I can't bear working for some big corporation(I've done it once, it's just not my thing) and thus really find no point of going to college.
I could get into a lot of good colleges, yet I really don't want to "waste" 4 years of my life doing a CS degree in college when I certainly won't learn much; I'd definitely learn 3x much being on my own. And if you say that college degrees make it easier, well...if I spent 4 years building awesome things, I'm pretty sure that I'd eventually build up much more credibility than some graduate from Carnegie Mellon.
I'd really appreciate your feedback on this, since it's a big dilemma that I think a lot of people from HN have experienced.
Especially if somebody else is paying your way, college is a small window of time where you can be entirely devoted to learning and growing. Meet people like you and people who are not like you but you still respect. Maybe instead of a doing startups, you find a field of research that draws you in. Or maybe you discover that philosophy is actually what you want to study and you spend the next four years trying to understand what it means to truly live a meaningful life. You can still keep programming on your own time and leave college if a great startup opportunity comes along.
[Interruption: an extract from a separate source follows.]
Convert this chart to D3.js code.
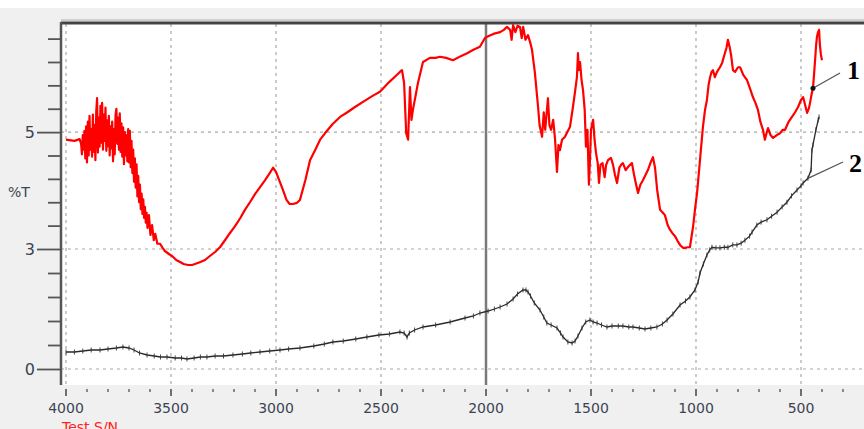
<!DOCTYPE html>
<html>
<head>
<meta charset="utf-8">
<script src="https://cdn.jsdelivr.net/npm/d3@7"></script>
<style>
  body { margin: 0; background: #f0f0f0; }
  svg { display: block; }
  .tick text { font-family: "DejaVu Sans", sans-serif; fill: #3c4452; }
</style>
</head>
<body>
<div id="chart"></div>
<script>
// curve 1 (red) : wavenumber, %T
var redWn = [4000,3960,3935,3928,3924,3920,3916,3912,3908,3904,3900,3896,3892,3888,3884,3880,3876,3872,3868,3864,3860,3856,3852,3848,3844,3840,3836,3832,3828,3824,3820,3816,3812,3808,3804,3800,3796,3792,3788,3784,3780,3776,3772,3768,3764,3760,3756,3752,3748,3744,3740,3736,3732,3728,3724,3720,3716,3712,3708,3704,3700,3696,3692,3688,3684,3680,3676,3672,3668,3664,3660,3656,3652,3648,3644,3640,3636,3632,3628,3624,3620,3616,3612,3605,3598,3590,3582,3575,3565,3552,3540,3529,3510,3495,3475,3457,3440,3419,3400,3386,3360,3338,3315,3290,3267,3243,3220,3195,3170,3148,3124,3100,3076,3052,3033,3014,3000,2985,2967,2950,2935,2919,2900,2886,2860,2838,2814,2790,2767,2730,2695,2660,2624,2580,2540,2505,2460,2430,2410,2400,2390,2380,2371,2362,2355,2348,2324,2300,2267,2240,2219,2190,2157,2120,2090,2060,2029,2005,1995,1965,1933,1915,1900,1885,1878,1871,1860,1850,1838,1830,1823,1812,1800,1790,1781,1767,1752,1745,1733,1725,1718,1705,1698,1690,1680,1671,1662,1655,1648,1638,1624,1600,1586,1575,1567,1562,1558,1552,1545,1538,1530,1524,1517,1510,1505,1500,1490,1483,1476,1468,1462,1455,1445,1435,1428,1419,1405,1395,1386,1376,1365,1355,1348,1335,1320,1305,1295,1285,1276,1265,1252,1240,1229,1215,1205,1195,1185,1171,1160,1148,1135,1124,1110,1100,1088,1076,1062,1052,1040,1029,1014,1005,995,981,967,957,948,940,933,926,919,910,900,886,876,865,855,848,840,833,824,814,800,790,775,757,743,729,717,705,693,681,672,665,657,645,633,615,600,588,576,560,543,528,514,500,490,480,471,462,457,450,443,438,433,428,424,419,414,410,405,400];
var redT = [4.87,4.85,4.88,4.80,4.62,4.95,4.70,5.02,4.55,5.10,4.48,5.18,4.60,5.28,4.70,5.05,4.58,5.30,4.66,5.12,4.52,5.35,5.58,4.65,5.25,4.75,5.45,4.82,5.50,4.70,5.30,4.85,5.42,4.68,5.20,4.76,5.28,4.60,5.10,4.72,5.18,4.50,5.05,4.62,5.30,5.40,4.80,5.25,4.70,5.32,4.66,5.15,4.58,5.08,4.45,5.00,4.60,4.95,4.50,5.05,4.48,5.02,4.40,4.85,4.30,4.70,4.15,4.55,4.05,4.45,3.90,4.25,3.80,4.10,3.68,3.95,3.60,3.85,3.53,3.72,3.45,3.62,3.36,3.58,3.24,3.41,3.15,3.26,3.09,3.09,3.02,2.95,2.875,2.825,2.725,2.675,2.625,2.60,2.60,2.625,2.675,2.725,2.825,2.925,3.03,3.15,3.27,3.39,3.53,3.67,3.80,3.94,4.06,4.18,4.28,4.39,4.32,4.18,4.01,3.84,3.77,3.77,3.79,3.84,4.18,4.52,4.69,4.87,4.98,5.14,5.26,5.34,5.43,5.53,5.62,5.69,5.86,5.96,6.03,6.06,5.84,4.98,4.87,5.77,5.21,5.38,5.84,6.20,6.27,6.27,6.29,6.27,6.23,6.30,6.35,6.41,6.46,6.61,6.63,6.68,6.71,6.75,6.80,6.75,6.58,6.83,6.71,6.82,6.80,6.61,6.80,6.58,6.66,6.54,6.41,6.01,5.43,5.12,4.92,5.34,5.04,5.58,5.12,5.04,5.21,4.87,4.32,4.78,4.69,4.87,4.92,5.09,5.43,5.72,5.94,6.35,6.06,6.20,5.89,5.72,5.38,4.75,5.04,4.10,4.52,5.04,5.21,4.87,4.64,4.47,4.13,4.44,4.47,4.23,4.44,4.52,4.56,4.44,4.27,4.13,4.39,4.45,4.47,4.35,4.42,4.47,4.27,4.10,3.96,4.10,4.18,4.27,4.35,4.49,4.57,4.39,4.01,3.67,3.63,3.58,3.41,3.33,3.26,3.22,3.14,3.07,3.02,3.02,3.03,3.03,3.38,3.67,3.96,4.52,5.09,5.38,5.55,5.81,5.94,6.03,6.06,5.94,6.03,6.11,6.18,6.32,6.44,6.58,6.46,6.32,6.06,6.03,6.11,6.11,5.98,5.89,5.75,5.60,5.50,5.38,5.17,5.04,4.87,4.97,5.07,4.95,4.90,4.95,4.98,5.04,5.04,5.17,5.26,5.34,5.43,5.55,5.60,5.46,5.33,5.41,5.50,5.64,5.75,5.98,6.23,6.49,6.63,6.71,6.75,6.49,6.32,6.23];

// curve 2 (black)
var blackWn = [4000,3960,3920,3880,3838,3800,3760,3729,3700,3676,3650,3614,3580,3550,3519,3480,3450,3424,3390,3360,3329,3290,3250,3205,3160,3120,3076,3030,2981,2940,2886,2820,2770,2729,2680,2620,2567,2510,2460,2410,2390,2376,2365,2340,2300,2240,2171,2100,2060,2029,1990,1960,1933,1900,1871,1850,1824,1810,1800,1788,1770,1743,1725,1710,1690,1662,1645,1633,1610,1590,1576,1562,1543,1525,1505,1490,1471,1450,1424,1400,1370,1348,1320,1300,1270,1243,1215,1186,1160,1138,1110,1076,1050,1029,1005,990,981,965,948,935,924,905,886,865,848,825,805,785,767,745,733,710,690,662,640,614,590,567,545,519,500,490,467,452,448,443,429,418,414];
var blackT = [0.425,0.425,0.45,0.475,0.475,0.50,0.525,0.55,0.525,0.475,0.40,0.35,0.325,0.30,0.30,0.275,0.275,0.25,0.275,0.30,0.30,0.325,0.325,0.35,0.375,0.40,0.425,0.45,0.475,0.50,0.525,0.575,0.625,0.675,0.70,0.75,0.80,0.85,0.875,0.925,0.90,0.80,0.90,0.975,1.05,1.10,1.175,1.275,1.325,1.40,1.45,1.50,1.55,1.625,1.75,1.875,1.975,1.975,1.925,1.825,1.65,1.475,1.30,1.15,1.10,1.025,0.90,0.80,0.675,0.65,0.70,0.825,1.025,1.175,1.225,1.175,1.15,1.10,1.05,1.075,1.075,1.075,1.05,1.05,1.025,1.00,1.025,1.05,1.125,1.225,1.375,1.60,1.70,1.80,1.975,2.175,2.40,2.625,2.85,2.975,3.03,3.02,3.02,3.03,3.03,3.07,3.07,3.10,3.15,3.22,3.29,3.41,3.46,3.50,3.56,3.63,3.72,3.80,3.91,4.01,4.08,4.13,4.21,4.35,4.69,4.78,5.04,5.21,5.26];

var xTicks = [4000, 3500, 3000, 2500, 2000, 1500, 1000, 500];
var yTicks = [0, 0.6, 1.2, 1.8, 2.4, 3, 3.4, 3.8, 4.2, 4.6, 5, 5.4, 5.8, 6.2, 6.6];
var yLabelled = [0, 3, 5];
var curveLabels = ["1", "2"];

(function () {
  var W = 864, H = 429;
  var mLeft = 61, mTop = 24, mBottom = 385;

  var svg = d3.select("#chart").append("svg").attr("width", W).attr("height", H);

  svg.append("rect").attr("width", W).attr("height", H).attr("fill", "#f0f0f0");
  svg.append("rect").attr("width", W).attr("height", 8).attr("fill", "#ffffff");

  var x = d3.scaleLinear().domain([4000, 200]).range([66, 864]);
  // the y axis of the original is not linear: 5 steps for 0..3 and 5 steps for 3..5
  var y = d3.scaleLinear().domain([-0.4, 0, 3, 6.85]).range([mBottom, 369, 249, mTop]);

  svg.append("clipPath").attr("id", "plotclip")
    .append("rect").attr("x", mLeft).attr("y", mTop).attr("width", W - mLeft).attr("height", mBottom - mTop);

  svg.append("rect").attr("x", mLeft).attr("y", mTop).attr("width", W - mLeft).attr("height", mBottom - mTop)
    .attr("fill", "#ffffff");

  // grid
  var grid = svg.append("g").attr("clip-path", "url(#plotclip)");
  grid.selectAll(".vg").data(xTicks).enter().append("line")
    .attr("x1", d => x(d)).attr("x2", d => x(d)).attr("y1", mTop).attr("y2", mBottom)
    .attr("stroke", "#a8a8a8").attr("stroke-width", 1.2).attr("stroke-dasharray", "3,4");
  grid.selectAll(".hg").data(yLabelled).enter().append("line")
    .attr("x1", mLeft).attr("x2", W).attr("y1", d => y(d)).attr("y2", d => y(d))
    .attr("stroke", "#a8a8a8").attr("stroke-width", 1.2).attr("stroke-dasharray", "3,4");

  // marker line at 2000
  svg.append("line").attr("x1", x(2000)).attr("x2", x(2000)).attr("y1", mTop).attr("y2", mBottom)
    .attr("stroke", "#7a7a7a").attr("stroke-width", 2.5);

  var line = d3.line().x(d => x(d[0])).y(d => y(d[1]));
  var plot = svg.append("g").attr("clip-path", "url(#plotclip)");

  var blackPts = d3.zip(blackWn, blackT);
  plot.append("path").datum(blackPts)
    .attr("d", line).attr("fill", "none").attr("stroke", "#2a2a2a").attr("stroke-width", 1.3);
  // small vertical ticks along the black trace, as in the instrument print
  plot.selectAll(".bt").data(blackPts).enter().append("line")
    .attr("x1", d => x(d[0])).attr("x2", d => x(d[0]))
    .attr("y1", d => y(d[1]) - 2.5).attr("y2", d => y(d[1]) + 2.5)
    .attr("stroke", "#333").attr("stroke-width", 0.9);

  plot.append("path").datum(d3.zip(redWn, redT))
    .attr("d", line).attr("fill", "none").attr("stroke", "#ff0000").attr("stroke-width", 2.2)
    .attr("stroke-linejoin", "round");

  // frame
  svg.append("line").attr("x1", mLeft).attr("x2", W).attr("y1", mTop - 1).attr("y2", mTop - 1)
    .attr("stroke", "#444").attr("stroke-width", 3);
  svg.append("line").attr("x1", mLeft).attr("x2", W).attr("y1", mTop - 4).attr("y2", mTop - 4)
    .attr("stroke", "#cfcfcf").attr("stroke-width", 2);

  // x axis
  var minor = d3.range(4000, 200, -100);
  svg.append("g").selectAll("line").data(minor).enter().append("line")
    .attr("x1", d => x(d)).attr("x2", d => x(d))
    .attr("y1", mBottom + 4).attr("y2", d => d % 500 === 0 ? mBottom + 11 : mBottom + 7)
    .attr("stroke", "#444").attr("stroke-width", d => d % 500 === 0 ? 1.5 : 1.2);
  svg.append("g").selectAll("text").data(xTicks).enter().append("text")
    .attr("x", d => x(d)).attr("y", 413).attr("text-anchor", "middle")
    .attr("font-family", "DejaVu Sans, sans-serif").attr("font-size", 14).attr("fill", "#3c4452")
    .text(d => d);

  svg.append("text").attr("x", 62).attr("y", 432)
    .attr("font-family", "DejaVu Sans, sans-serif").attr("font-size", 14).attr("fill", "#ff2020")
    .text("Test S/N");

  // y axis
  var yAxis = d3.axisLeft(y).tickValues(yTicks)
    .tickFormat(d => yLabelled.indexOf(d) >= 0 ? d : "")
    .tickSize(13).tickSizeOuter(0).tickPadding(4);
  var gy = svg.append("g").attr("transform", "translate(" + mLeft + ",0)").call(yAxis);
  gy.select(".domain").remove();
  gy.selectAll(".tick line").attr("stroke", "#555").attr("stroke-width", 1.8)
    .attr("x2", d => yLabelled.indexOf(d) >= 0 ? -24 : -13);
  gy.selectAll(".tick text").attr("x", -26).attr("font-size", 16).attr("fill", "#3c4452");
  svg.append("line").attr("x1", mLeft).attr("x2", mLeft).attr("y1", mTop - 2).attr("y2", mBottom)
    .attr("stroke", "#555").attr("stroke-width", 2.5);

  svg.append("text").attr("x", 8).attr("y", 197)
    .attr("font-family", "DejaVu Sans, sans-serif").attr("font-size", 14).attr("fill", "#3c4452")
    .text("%T");

  // curve labels with leader lines
  var callouts = [
    {label: curveLabels[0], wn: 443, t: 5.75, lx: 840, ly: 73, tx: 847, ty: 79, dot: true},
    {label: curveLabels[1], wn: 467, t: 4.21, lx: 843, ly: 162, tx: 849, ty: 172, dot: false}
  ];
  callouts.forEach(function (c) {
    svg.append("line").attr("x1", x(c.wn)).attr("y1", y(c.t)).attr("x2", c.lx).attr("y2", c.ly)
      .attr("stroke", "#555").attr("stroke-width", 1.3);
    if (c.dot) svg.append("circle").attr("cx", x(c.wn)).attr("cy", y(c.t)).attr("r", 2.5).attr("fill", "#111");
    svg.append("text").attr("x", c.tx).attr("y", c.ty)
      .attr("font-family", "Liberation Serif, serif").attr("font-weight", "bold").attr("font-size", 26)
      .attr("fill", "#000").text(c.label);
  });
})();
</script>
</body>
</html>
If you are very, very intelligent, my advice is to go to the best school you can afford, not for the education but for the relationships you will make. It is a wonderful, humbling experience to walk around the grounds of Stanford, MIT, etc., and realize there are thousands of people just as smart as you, just as competent, just as lost and searching.
Whatever direction you take, put a large X on your calendar one year from now. Reevaluate your decision. A year of working full-time or a year of college will give you much, much more perspective. I'm glad I went to a great college, but I would have appreciated it more if I had spent a year in the workforce beforehand.